К таким "памятникам эпохи" следовало бы причислить и помянутые панорамы "Плевны" и "Карса", которые были не без мастерства написаны на основании добросовестно собранных документов французским художником Филипото и которые были выставлены на показ публике одна после другой в специально сооруженном круглом здании на набережной Екатерининского канала, недалеко от Казанского моста. К сожалению, однако, панорама, как бы она хорошо ни была написана, не может служить памятником уже по той простой причине, что срок ее существования всегда краток. Панорама требует целого сооружения и представляет собой нечто чересчур объемистое и громоздкое. Почти все панорамы (а на них была большая мода в конце XIX века) и оказались по прошествии немногих лет уничтоженными (Особенно я жалею о гибели превосходной панорамы древнего Рима (в дни Константина Великого), созданной проф. А. Вагнером и бывшей многие годы одной из приманок Берлина. Она, кажется, сгорела. Сгорела, если я не ошибаюсь, и превосходная панорама Пигльхейма, изображавшая Голгофу.), или, что равносильно уничтожению полотна на которых они написаны, свернуты и сложены в какие либо склады. Между тем, какой громадный интерес представляло бы такое иллюзорное изображение действительности, если бы оно дошло до нас, скажем, от времени Людовика XIV или королевы Елизаветы? Да уж и сейчас было бы не безынтересно увидать панораму, написанную Невилем и Детайлем (фрагмент ее в Версальском музее) или те же панорамы Русско-турецкой войны 1877 и 78 годов, о которых я вспоминаю. Всё это произведения, не удостаивающиеся попадать в "Историю искусств" - но это не мешало им производить в свое время своеобразное и очень сильное впечатление. Что касается меня, то я, склонный вообще ко всякому проявлению иллюзорности, способен был простаивать часами на платформе, составляющей центр панорамы, и тешить свой глаз разглядыванием того, что расстилалось не только передо мной, но и вокруг меня. Нравилось мне чрезвычайно и то, что весь передний план панорамы был совсем как настоящий. Он состоял из пластических деталей: земляных укреплений, кустов, лафетов, пушек, разбросанного оружия, а где-то из-за угла выделялся даже "настоящий" труп турка.

Необходимо упомянуть здесь и об эпилоге военной эпопеи Русско-турецкой кампании. Я говорю о той торжественной встрече, которая была устроена возвращающимся с фронта войскам, что происходило у Московской заставы и чему прекрасной декорацией послужили грандиозные триумфальные ворота, сооруженные (по проекту Стасова) еще в 1830 году. Городское управление столицы обставило это торжество особым блеском, соорудив у подножия черных дорических колонн ворот эстраду для представителей города, ложи для приглашенных и ступенчатый амфитеатр для публики.

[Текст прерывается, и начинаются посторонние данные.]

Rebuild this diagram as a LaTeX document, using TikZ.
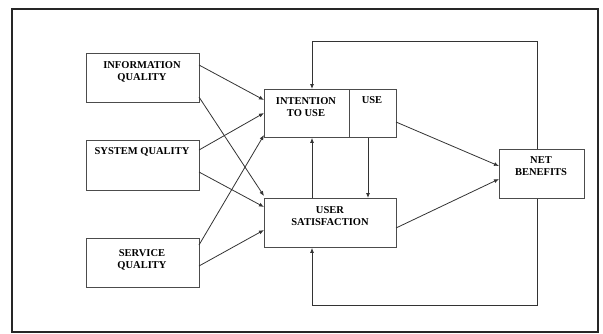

Всё это было драпировано цветными тканями и украшено гирляндами цветов и лавров. Многосаженные национальные флаги - русские, сербские и болгарские свешивались с целого леса мачт и плавно развевались по ветру. Гремели полковые оркестры, а публика почти несмолкаемо кричала "ура" - еще до того, как появились первые эшелоны "наших бравых героев". Я с родителями сидел в одной из лож, предоставленных членам Городской управы и рядом с нами стояли большие корзины, до самого верха заваленные лавровыми венками. Эти венки надлежало бросать в проходящие войска, и такая "игра" пришлась мне, восьмилетнему мальчугану, особенно по вкусу. К концу я навострился попадать венками на самые штыки, проходящих под нами солдат, а брату Мише удалось даже так ловко бросить три венка в проезжавшего во главе своей артиллерийской части, кузена Колю Шульмана, что два из них увенчали его, а третий Коля словил на лету своей шашкой. Именно благодаря этой удаче и тому, что героем здесь оказался близкий человек, картина эта запечатлелась во мне с несмываемой отчетливостью. Так и вижу счастливую физиономию Шульмана и его широкий жест признательности в нашу сторону. Но не так счастливо кончилась война для другого моего кузена - для Николая Михайловича Бенуа. Раненый осколком в голову, он лишился рассудка и так до конца своих дней и остался калекой.